Well, all the other creatures came from far and wide to see the great city that the frogs had built. They came in droves, packs, schools and herds (depending on with what company they liked to travel in). They saw that it was good. But a problem arose. The frogs soon got tired of the bulls, bears, rats, birds and other swamp-type creatures climbing all over their monuments and tromping through their nice buildings and museums of froggie grandeur. Within no time the frogs were mighty tired of foreigners of any description. They would have preferred to see all the tourists just go back home and leave Rivit-gosh to them. The frogs even wished they could forbid non-frogs entry in any case. But, alas, the frogs had a small problem. The frog's penchant for high living had somewhat overextended them financially. They needed the cash flow to support their lifestyle in Rivit-gosh, so they had to rely on tourism to keep the lily pad afloat! The sad fact is they had to tolerate thugs and clods from just about everywhere stumbling and bumbling all over their fair city just to make ends meet. This still rubs the frogs the wrong way to this very day.

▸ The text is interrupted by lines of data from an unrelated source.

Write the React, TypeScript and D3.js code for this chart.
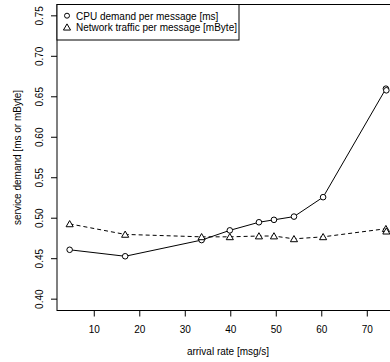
import { useRef, useEffect } from "react";
import * as d3 from "d3";

const arrivalRate = [4.7, 16.9, 33.7, 39.9, 46.3, 49.6, 54.0, 60.4, 74.2, 74.3];
const cpuDemand = [0.461, 0.453, 0.473, 0.485, 0.495, 0.498, 0.502, 0.526, 0.660, 0.658];
const netTraffic = [0.493, 0.480, 0.477, 0.477, 0.478, 0.478, 0.4745, 0.477, 0.487, 0.484];
const xTicks = [10, 20, 30, 40, 50, 60, 70];
const yTicks = [0.4, 0.45, 0.5, 0.55, 0.6, 0.65, 0.7, 0.75];
const legendLabels = ["CPU demand per message [ms]", "Network traffic per message [mByte]"];

const W = 390;
const H = 362;
const FONT = "'Liberation Sans', Arial, Helvetica, sans-serif";

export default function App() {
  const svgRef = useRef<SVGSVGElement>(null);

  useEffect(() => {
    const svg = d3.select(svgRef.current);
    svg.selectAll("*").remove();

    const left = 57;
    const right = 399;
    const top = 4.5;
    const bottom = 310.5;

    const x = d3.scaleLinear().domain([1.92, 77.08]).range([left, right]);
    const y = d3.scaleLinear().domain([0.386, 0.764]).range([bottom, top]);

    const g = svg.append("g").attr("font-family", FONT);

    // plot box
    g.append("rect")
      .attr("x", left)
      .attr("y", top)
      .attr("width", right - left)
      .attr("height", bottom - top)
      .attr("fill", "none")
      .attr("stroke", "#000");

    // x axis
    const xAxis = d3.axisBottom(x).tickValues(xTicks).tickSize(6).tickPadding(9).tickFormat(d3.format("d"));
    const xg = g.append("g").attr("transform", `translate(0,${bottom})`).call(xAxis);
    xg.select(".domain").remove();
    xg.selectAll("text").attr("font-size", 10).attr("font-family", FONT).attr("fill", "#000");

    // y axis, labels rotated like R's default
    const yAxis = d3.axisLeft(y).tickValues(yTicks).tickSize(6).tickFormat(d3.format(".2f"));
    const yg = g.append("g").attr("transform", `translate(${left},0)`).call(yAxis);
    yg.select(".domain").remove();
    yg.selectAll("text")
      .attr("font-size", 10)
      .attr("font-family", FONT)
      .attr("fill", "#000")
      .attr("x", null)
      .attr("dy", null)
      .attr("text-anchor", "middle")
      .attr("transform", (d: any) => `translate(-14,${y(d)}) rotate(-90)`)
      .attr("y", 0);
    yg.selectAll(".tick").attr("transform", null);
    yg.selectAll(".tick line").attr("transform", (d: any) => `translate(0,${y(d)})`);

    // titles
    g.append("text")
      .attr("x", (left + right) / 2)
      .attr("y", 355)
      .attr("text-anchor", "middle")
      .attr("font-size", 10)
      .text("arrival rate [msg/s]");
    g.append("text")
      .attr("transform", `translate(21,${(top + bottom) / 2}) rotate(-90)`)
      .attr("text-anchor", "middle")
      .attr("font-size", 10)
      .text("service demand [ms or mByte]");

    const cpuPts = arrivalRate.map((a, i) => [x(a), y(cpuDemand[i])] as [number, number]);
    const netPts = arrivalRate.map((a, i) => [x(a), y(netTraffic[i])] as [number, number]);
    const line = d3.line();

    g.append("path").attr("d", line(cpuPts)).attr("fill", "none").attr("stroke", "#000");
    g.append("path")
      .attr("d", line(netPts))
      .attr("fill", "none")
      .attr("stroke", "#000")
      .attr("stroke-dasharray", "4,3");

    const tri = d3.symbol().type(d3.symbolTriangle).size(22);

    g.selectAll(".cpu")
      .data(cpuPts)
      .join("circle")
      .attr("cx", (d) => d[0])
      .attr("cy", (d) => d[1])
      .attr("r", 2.8)
      .attr("fill", "#fff")
      .attr("stroke", "#000");

    g.selectAll(".net")
      .data(netPts)
      .join("path")
      .attr("d", tri)
      .attr("transform", (d) => `translate(${d[0]},${d[1] + 0.8})`)
      .attr("fill", "#fff")
      .attr("stroke", "#000");

    // legend
    const lg = g.append("g");
    lg.append("rect")
      .attr("x", left)
      .attr("y", top)
      .attr("width", 182)
      .attr("height", 35.5)
      .attr("fill", "#fff")
      .attr("stroke", "#000");
    lg.append("circle").attr("cx", 67).attr("cy", 15.7).attr("r", 2.5).attr("fill", "#fff").attr("stroke", "#000");
    lg.append("path")
      .attr("d", tri)
      .attr("transform", "translate(67,28)")
      .attr("fill", "#fff")
      .attr("stroke", "#000");
    legendLabels.forEach((t, i) => {
      lg.append("text")
        .attr("x", 76)
        .attr("y", 19.5 + i * 11.5)
        .attr("font-size", 10)
        .text(t);
    });
  }, []);

  return (
    <svg
      ref={svgRef}
      width={W}
      height={H}
      style={{ position: "absolute", left: 0, top: 0, background: "#fff" }}
    />
  );
}
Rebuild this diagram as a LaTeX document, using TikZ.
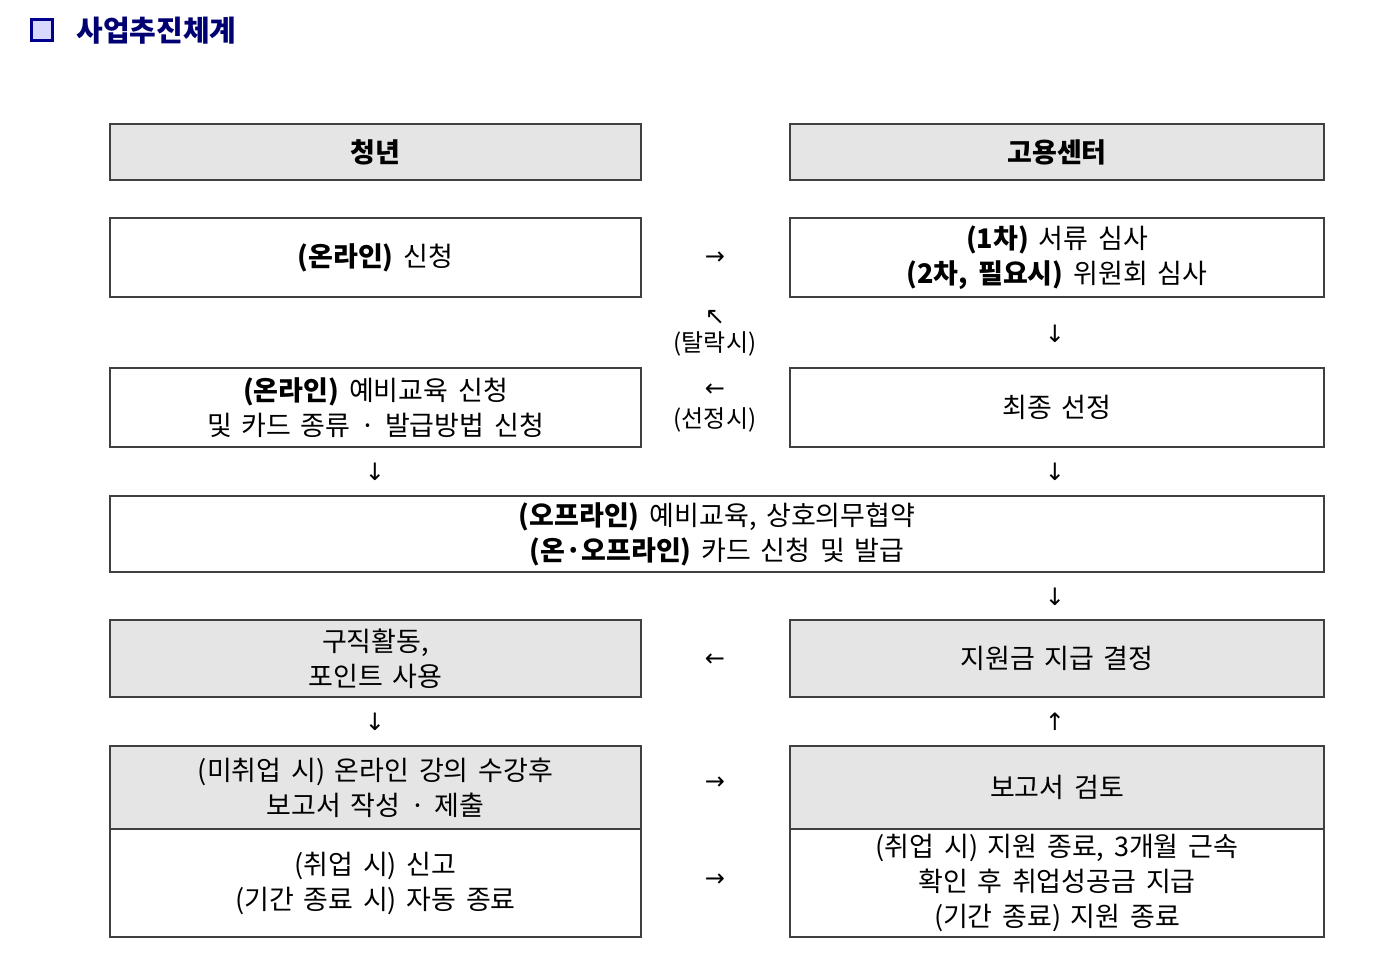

They may have to put up with it, but they don't have to like it. And they don't. So, the frogs fight back. If the others insist on coming, then by croaky, they will pay for it! And they do! And we did! Non-frogs are discriminated against constantly. The frogs charge the non-frogs extra for everything. Cheating the tourists is a froggie past-time. They love sitting around in the evening swapping fish stories. It seems the fish are the most gullable and easiest of the tourists to fool. But all tourists are fair game for the frogs. Those devious amphibians particularly enjoy torturing the other creatures by faining inability to speak any language but their own. This infuriates most of the other creatures who have more or less settled on using some variation of the bull's language (John Bull's) to communicate. But the frogs will have none of it. Frogspeak it is and nothing else will do. If they don't wish to deal with you, a simple shrug and a rivit-rivit will put you in your place. It's their lily pad and you have to do things their way. Okay, fair enough, that's life in the swamp. But we discovered that the tourist is not without some recourse of his own. When you're there at one of the many fine but overpriced restaurants be sure to order frog legs!